18 Net zoals de Israëlieten ongerust waren omdat het lang duurde voordat Mozes terugkwam van de berg Sinaï, zo kunnen christenen ongerust zijn omdat de komst van Jehovah’s oordeelsdag en de nieuwe wereld lang lijkt te duren. De vervulling van die beloften lijkt misschien te ver in de toekomst te liggen of te mooi om waar te zijn. Als je zulke gedachten niet aanpakt, kan dat ertoe leiden dat je vleselijke verlangens boven Jehovah’s wil gaat stellen. Na verloop van tijd zou je kunnen afdrijven van Jehovah. Uiteindelijk ga je misschien dingen doen die je nooit zou hebben overwogen toen je nog geestelijk gezond was.
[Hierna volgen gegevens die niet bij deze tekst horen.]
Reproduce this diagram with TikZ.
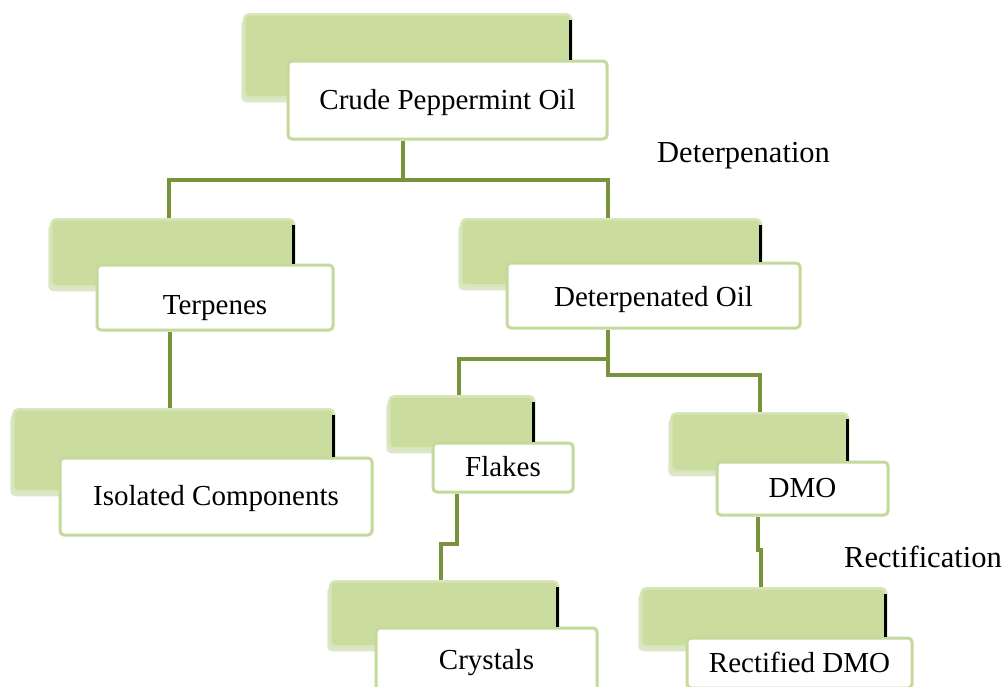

19. Welke fundamentele waarheid mogen we nooit vergeten, en waarom niet?

19 We moeten nooit vergeten dat Jehovah oprechte gehoorzaamheid en volledige toewijding eist (Ex. 20:5). Afwijken van Jehovah’s aanbidding betekent eigenlijk dat je Satans wil doet, en dat kan alleen maar tot ellende leiden. Vandaar dat Paulus zei: ‘Je kunt niet drinken uit de beker van Jehovah en uit de beker van de demonen. Je kunt niet eten aan “de tafel van Jehovah” en aan de tafel van de demonen’ (1 Kor. 10:21).

HOUD JE VAST AAN JEHOVAH!

20. Hoe kan Jehovah ons helpen als we een misstap doen?
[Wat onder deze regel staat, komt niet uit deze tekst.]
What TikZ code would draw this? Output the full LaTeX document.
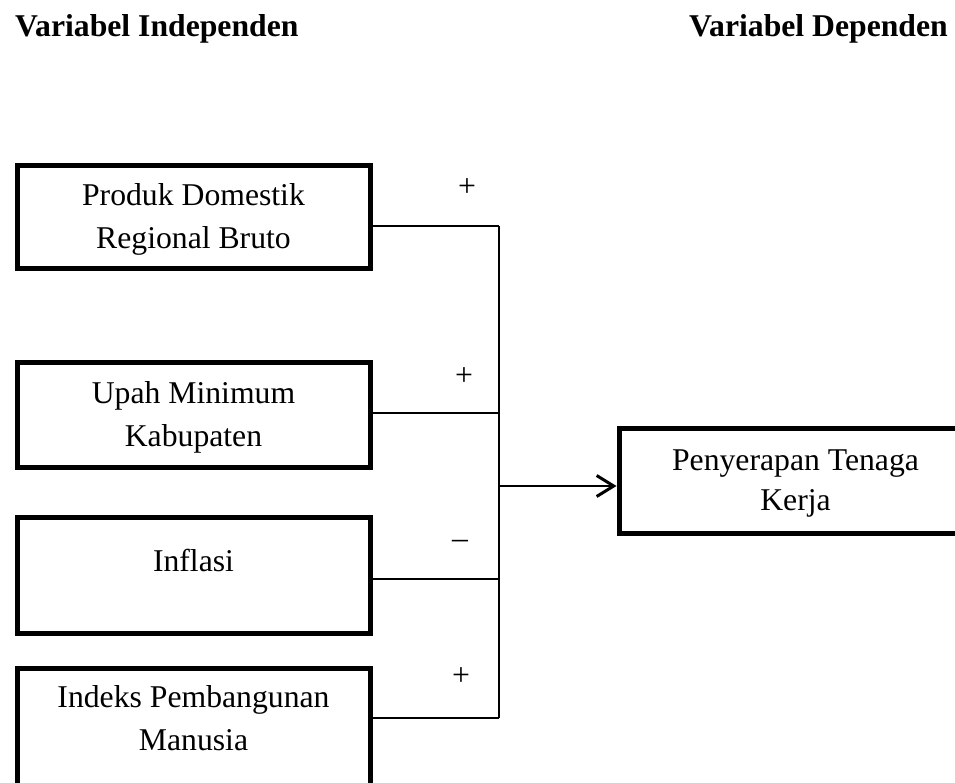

20 Kaïn, Salomo en de Israëlieten bij de berg Sinaï hadden iets gemeen. Ze kregen allemaal de kans ‘berouw te hebben en zich om te keren’ (Hand. 3:19). Het is duidelijk dat Jehovah iemand die een misstap doet niet snel laat vallen. Jehovah vergaf Aäron. In deze tijd kan hij waarschuwingen geven via een Bijbelverslag, Bijbelse publicaties of vriendelijke raad van een broeder of zuster. Als we waarschuwingen ter harte nemen, zijn we verzekerd van Jehovah’s barmhartigheid.

21. Wat moeten we doen als onze loyaliteit aan Jehovah op de proef wordt gesteld?

21 Jehovah’s onverdiende goedheid heeft een doel (2 Kor. 6:1). We krijgen daardoor de gelegenheid ‘goddeloosheid en wereldse verlangens af te wijzen’. (Lees Titus 2:11-14.) Zolang we in deze wereld leven, zullen we te maken krijgen met situaties die onze volledige toewijding aan Jehovah op de proef stellen. Wees dus altijd vastbesloten om resoluut zijn kant te kiezen, want ‘voor Jehovah, je God, moet je ontzag hebben. Hem moet je dienen, aan hem moet je je vasthouden’ (Deut. 10:20).